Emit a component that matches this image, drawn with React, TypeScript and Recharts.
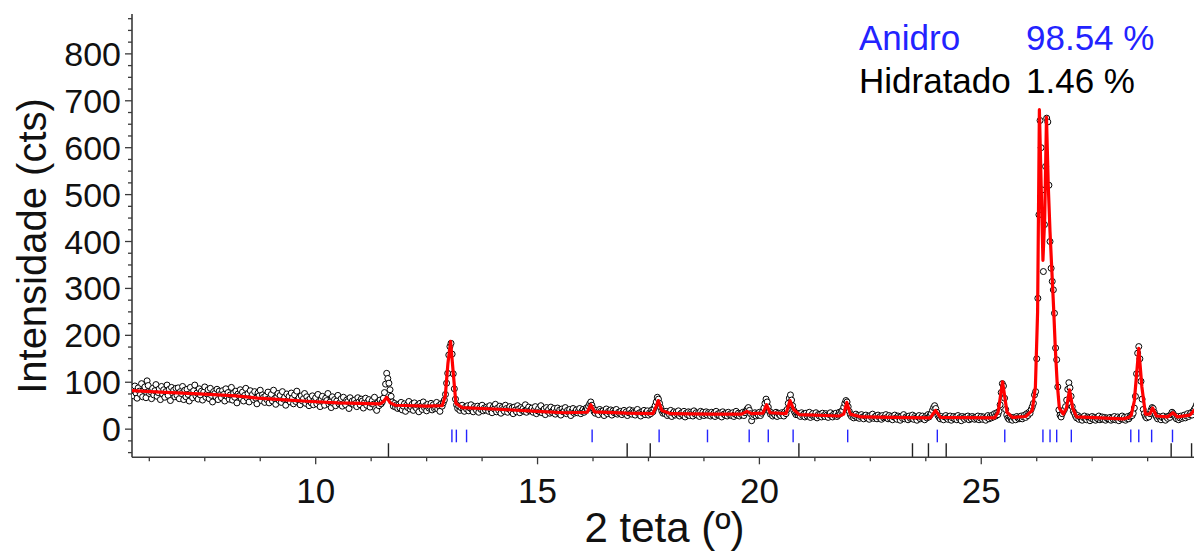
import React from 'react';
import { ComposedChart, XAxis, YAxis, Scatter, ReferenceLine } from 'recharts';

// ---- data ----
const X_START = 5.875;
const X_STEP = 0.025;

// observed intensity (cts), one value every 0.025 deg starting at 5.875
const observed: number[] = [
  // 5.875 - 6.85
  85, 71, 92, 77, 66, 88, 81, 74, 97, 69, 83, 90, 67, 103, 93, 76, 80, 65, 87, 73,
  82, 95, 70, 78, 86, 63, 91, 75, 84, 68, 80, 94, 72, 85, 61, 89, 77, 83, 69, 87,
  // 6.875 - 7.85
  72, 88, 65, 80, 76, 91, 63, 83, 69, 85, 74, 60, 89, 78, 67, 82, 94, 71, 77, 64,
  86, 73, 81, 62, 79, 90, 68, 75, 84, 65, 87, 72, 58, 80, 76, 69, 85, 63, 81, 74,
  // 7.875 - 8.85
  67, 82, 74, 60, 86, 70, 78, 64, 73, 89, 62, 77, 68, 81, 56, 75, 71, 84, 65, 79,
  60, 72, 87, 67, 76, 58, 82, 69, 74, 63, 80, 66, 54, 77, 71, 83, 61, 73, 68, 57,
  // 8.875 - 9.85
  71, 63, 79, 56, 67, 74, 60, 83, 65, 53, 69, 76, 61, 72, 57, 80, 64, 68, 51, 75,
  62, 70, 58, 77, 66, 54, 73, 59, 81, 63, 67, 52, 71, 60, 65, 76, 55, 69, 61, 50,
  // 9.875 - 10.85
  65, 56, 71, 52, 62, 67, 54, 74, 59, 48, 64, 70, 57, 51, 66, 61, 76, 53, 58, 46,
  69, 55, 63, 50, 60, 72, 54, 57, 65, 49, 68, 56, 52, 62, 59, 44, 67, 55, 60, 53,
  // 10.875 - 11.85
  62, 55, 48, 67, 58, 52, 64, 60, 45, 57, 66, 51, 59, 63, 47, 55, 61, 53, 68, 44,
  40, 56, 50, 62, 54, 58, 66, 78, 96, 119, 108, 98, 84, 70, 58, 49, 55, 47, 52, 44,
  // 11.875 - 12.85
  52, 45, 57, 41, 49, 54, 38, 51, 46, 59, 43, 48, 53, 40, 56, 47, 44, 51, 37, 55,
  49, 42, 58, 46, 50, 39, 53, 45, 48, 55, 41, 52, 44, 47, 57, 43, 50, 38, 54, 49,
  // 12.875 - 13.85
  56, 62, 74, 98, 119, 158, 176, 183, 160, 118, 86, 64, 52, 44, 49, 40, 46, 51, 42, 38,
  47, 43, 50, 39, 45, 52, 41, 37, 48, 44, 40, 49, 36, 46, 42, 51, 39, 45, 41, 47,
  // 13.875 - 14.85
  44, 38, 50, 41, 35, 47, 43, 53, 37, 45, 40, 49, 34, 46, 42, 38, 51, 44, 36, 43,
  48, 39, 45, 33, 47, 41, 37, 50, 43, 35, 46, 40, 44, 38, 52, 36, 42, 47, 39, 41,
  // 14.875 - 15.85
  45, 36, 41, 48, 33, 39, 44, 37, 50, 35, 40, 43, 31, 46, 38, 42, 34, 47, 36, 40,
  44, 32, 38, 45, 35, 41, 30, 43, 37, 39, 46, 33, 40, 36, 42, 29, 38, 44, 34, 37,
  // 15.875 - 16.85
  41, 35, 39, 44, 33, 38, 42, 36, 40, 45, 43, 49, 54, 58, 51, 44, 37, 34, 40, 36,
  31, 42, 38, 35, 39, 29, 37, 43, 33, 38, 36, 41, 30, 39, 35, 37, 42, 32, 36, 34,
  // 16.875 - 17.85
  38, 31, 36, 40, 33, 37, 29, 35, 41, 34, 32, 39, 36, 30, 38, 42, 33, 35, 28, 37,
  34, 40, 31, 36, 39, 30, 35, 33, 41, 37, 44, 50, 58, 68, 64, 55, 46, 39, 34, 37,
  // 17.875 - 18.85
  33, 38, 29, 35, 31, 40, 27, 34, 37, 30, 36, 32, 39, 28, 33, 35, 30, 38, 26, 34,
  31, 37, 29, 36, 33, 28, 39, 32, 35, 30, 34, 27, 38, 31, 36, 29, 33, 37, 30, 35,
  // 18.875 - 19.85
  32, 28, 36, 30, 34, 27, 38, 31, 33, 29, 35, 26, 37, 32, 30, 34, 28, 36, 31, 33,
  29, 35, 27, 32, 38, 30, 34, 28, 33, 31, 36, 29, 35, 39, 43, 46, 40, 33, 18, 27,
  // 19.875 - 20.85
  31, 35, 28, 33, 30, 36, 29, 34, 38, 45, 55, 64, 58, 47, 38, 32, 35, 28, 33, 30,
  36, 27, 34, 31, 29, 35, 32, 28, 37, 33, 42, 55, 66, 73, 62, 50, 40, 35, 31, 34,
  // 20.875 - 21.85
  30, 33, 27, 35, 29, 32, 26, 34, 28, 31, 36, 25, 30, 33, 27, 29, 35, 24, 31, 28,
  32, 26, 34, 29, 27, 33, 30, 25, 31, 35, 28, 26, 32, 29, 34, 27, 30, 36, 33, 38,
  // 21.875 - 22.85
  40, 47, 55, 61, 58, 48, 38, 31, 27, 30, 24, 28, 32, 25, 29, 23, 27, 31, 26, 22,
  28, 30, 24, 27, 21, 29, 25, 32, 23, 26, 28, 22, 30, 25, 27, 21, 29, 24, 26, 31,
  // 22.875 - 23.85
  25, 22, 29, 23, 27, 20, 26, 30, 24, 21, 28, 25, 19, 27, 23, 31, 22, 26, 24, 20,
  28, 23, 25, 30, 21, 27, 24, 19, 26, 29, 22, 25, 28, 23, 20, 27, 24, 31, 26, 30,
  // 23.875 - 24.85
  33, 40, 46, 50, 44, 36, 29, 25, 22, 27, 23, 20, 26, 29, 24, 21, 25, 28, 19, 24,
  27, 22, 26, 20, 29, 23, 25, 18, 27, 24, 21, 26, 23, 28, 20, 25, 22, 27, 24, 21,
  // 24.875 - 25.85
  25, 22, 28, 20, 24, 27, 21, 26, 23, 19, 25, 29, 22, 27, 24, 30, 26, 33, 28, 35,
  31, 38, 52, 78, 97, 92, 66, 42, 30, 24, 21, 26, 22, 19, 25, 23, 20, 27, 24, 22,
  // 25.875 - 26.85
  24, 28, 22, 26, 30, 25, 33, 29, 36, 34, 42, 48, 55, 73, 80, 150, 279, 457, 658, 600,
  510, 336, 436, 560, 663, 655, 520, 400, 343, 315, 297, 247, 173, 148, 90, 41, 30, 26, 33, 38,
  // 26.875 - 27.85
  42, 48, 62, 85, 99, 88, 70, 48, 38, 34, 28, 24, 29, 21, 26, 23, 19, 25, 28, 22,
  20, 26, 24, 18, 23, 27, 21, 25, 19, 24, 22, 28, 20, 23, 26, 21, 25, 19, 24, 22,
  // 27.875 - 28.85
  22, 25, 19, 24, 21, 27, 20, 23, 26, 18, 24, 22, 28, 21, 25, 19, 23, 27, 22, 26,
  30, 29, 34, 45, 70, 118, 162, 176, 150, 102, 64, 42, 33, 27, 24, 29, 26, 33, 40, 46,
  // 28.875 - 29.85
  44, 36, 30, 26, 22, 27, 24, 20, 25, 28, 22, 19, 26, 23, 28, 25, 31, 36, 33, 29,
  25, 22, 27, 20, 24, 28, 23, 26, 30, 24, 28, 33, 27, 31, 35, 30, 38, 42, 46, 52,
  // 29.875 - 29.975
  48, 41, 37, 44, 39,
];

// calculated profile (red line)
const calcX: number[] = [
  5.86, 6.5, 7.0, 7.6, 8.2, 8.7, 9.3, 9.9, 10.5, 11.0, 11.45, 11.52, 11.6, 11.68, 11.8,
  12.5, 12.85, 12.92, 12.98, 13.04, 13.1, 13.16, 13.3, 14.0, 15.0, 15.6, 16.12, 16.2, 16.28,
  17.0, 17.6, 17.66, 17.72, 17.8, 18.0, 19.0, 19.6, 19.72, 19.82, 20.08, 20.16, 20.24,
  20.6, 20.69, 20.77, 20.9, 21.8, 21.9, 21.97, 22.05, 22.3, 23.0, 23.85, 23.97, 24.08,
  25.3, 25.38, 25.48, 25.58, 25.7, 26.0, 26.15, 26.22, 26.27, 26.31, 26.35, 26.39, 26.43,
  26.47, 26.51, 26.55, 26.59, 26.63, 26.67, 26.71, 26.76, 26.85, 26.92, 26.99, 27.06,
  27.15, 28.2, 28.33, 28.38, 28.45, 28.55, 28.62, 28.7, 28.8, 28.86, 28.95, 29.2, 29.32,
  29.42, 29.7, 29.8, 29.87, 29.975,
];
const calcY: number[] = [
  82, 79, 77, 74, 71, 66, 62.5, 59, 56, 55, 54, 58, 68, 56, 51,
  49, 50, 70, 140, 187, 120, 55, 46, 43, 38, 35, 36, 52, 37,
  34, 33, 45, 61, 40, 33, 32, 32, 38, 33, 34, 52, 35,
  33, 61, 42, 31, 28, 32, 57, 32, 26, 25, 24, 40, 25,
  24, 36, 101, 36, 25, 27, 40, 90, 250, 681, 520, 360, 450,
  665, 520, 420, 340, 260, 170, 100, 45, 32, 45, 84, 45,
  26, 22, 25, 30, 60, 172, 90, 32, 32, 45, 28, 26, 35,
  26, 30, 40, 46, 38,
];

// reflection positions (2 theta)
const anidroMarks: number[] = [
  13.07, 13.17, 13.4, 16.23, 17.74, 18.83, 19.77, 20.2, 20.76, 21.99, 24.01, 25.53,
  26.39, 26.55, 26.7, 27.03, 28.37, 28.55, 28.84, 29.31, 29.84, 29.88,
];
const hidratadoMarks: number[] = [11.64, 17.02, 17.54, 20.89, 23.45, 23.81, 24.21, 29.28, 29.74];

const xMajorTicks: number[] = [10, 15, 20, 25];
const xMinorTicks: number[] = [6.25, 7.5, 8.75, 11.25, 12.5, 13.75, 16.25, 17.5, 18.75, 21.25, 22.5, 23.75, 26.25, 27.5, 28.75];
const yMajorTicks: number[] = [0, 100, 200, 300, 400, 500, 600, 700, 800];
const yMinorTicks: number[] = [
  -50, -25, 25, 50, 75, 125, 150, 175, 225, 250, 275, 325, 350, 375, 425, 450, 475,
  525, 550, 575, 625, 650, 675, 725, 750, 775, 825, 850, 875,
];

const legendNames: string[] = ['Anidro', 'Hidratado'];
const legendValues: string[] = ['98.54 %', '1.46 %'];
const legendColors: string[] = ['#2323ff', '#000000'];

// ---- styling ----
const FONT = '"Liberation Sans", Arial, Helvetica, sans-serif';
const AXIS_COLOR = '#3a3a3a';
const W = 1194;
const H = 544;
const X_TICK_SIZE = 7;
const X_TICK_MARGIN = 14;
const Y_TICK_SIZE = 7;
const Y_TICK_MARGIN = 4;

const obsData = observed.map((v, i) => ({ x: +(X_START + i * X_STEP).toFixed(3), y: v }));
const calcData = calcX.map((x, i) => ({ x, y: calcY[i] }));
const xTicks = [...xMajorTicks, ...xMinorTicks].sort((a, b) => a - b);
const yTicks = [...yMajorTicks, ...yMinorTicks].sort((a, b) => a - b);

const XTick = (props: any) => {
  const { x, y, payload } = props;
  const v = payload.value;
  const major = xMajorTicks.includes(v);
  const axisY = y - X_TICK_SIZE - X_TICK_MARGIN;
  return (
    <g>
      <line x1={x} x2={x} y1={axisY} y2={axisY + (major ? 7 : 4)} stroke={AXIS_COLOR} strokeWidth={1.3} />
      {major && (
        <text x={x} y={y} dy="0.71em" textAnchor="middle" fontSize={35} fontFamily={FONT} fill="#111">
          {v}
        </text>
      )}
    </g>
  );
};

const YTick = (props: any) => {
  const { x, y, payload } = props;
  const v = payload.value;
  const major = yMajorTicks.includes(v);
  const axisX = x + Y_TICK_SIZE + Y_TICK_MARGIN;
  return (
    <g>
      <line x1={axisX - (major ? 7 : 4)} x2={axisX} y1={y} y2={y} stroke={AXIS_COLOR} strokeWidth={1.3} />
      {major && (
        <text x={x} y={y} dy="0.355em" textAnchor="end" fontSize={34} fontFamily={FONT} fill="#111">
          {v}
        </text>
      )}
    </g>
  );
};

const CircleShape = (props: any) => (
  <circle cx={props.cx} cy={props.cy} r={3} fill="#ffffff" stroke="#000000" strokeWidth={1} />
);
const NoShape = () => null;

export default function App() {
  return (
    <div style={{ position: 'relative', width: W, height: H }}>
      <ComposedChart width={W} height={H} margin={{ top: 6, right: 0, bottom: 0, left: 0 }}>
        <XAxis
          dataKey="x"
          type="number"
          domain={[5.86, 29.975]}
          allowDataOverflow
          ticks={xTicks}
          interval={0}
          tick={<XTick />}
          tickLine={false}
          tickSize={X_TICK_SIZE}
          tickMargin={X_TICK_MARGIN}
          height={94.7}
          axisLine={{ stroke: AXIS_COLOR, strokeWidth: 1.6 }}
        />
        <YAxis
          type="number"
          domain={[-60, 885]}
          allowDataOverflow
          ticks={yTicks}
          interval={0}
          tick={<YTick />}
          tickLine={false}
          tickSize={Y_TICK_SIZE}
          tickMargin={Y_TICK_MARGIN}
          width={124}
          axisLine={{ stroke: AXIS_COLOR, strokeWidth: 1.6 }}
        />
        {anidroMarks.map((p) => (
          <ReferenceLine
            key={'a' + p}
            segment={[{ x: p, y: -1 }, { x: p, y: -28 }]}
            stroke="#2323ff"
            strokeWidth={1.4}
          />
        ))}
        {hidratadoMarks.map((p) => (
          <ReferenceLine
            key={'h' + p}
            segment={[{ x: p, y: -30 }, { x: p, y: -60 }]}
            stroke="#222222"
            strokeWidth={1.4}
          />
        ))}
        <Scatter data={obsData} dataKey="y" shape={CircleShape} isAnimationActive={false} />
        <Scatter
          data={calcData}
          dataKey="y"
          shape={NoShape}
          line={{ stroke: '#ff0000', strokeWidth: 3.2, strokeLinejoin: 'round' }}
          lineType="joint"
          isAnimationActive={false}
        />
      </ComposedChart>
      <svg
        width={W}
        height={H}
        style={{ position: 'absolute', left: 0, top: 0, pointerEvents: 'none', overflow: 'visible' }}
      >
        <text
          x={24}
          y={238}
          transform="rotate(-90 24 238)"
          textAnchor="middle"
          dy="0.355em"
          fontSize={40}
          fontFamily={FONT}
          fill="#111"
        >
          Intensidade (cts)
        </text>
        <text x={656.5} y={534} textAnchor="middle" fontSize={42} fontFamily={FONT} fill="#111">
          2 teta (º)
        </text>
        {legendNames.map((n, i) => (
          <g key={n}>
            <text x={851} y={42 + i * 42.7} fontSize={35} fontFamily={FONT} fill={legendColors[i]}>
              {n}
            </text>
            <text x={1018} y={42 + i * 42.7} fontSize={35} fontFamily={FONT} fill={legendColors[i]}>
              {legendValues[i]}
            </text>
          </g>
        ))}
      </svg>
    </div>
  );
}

▸ What you are asked to do
Your task is to return the lines above, from the first one up to and including the line containing "const X_STEP = 0.025;", minus any pictures.

▸ Correct result
Emit a component that matches this image, drawn with React, TypeScript and Recharts.
import React from 'react';
import { ComposedChart, XAxis, YAxis, Scatter, ReferenceLine } from 'recharts';

// ---- data ----
const X_START = 5.875;
const X_STEP = 0.025;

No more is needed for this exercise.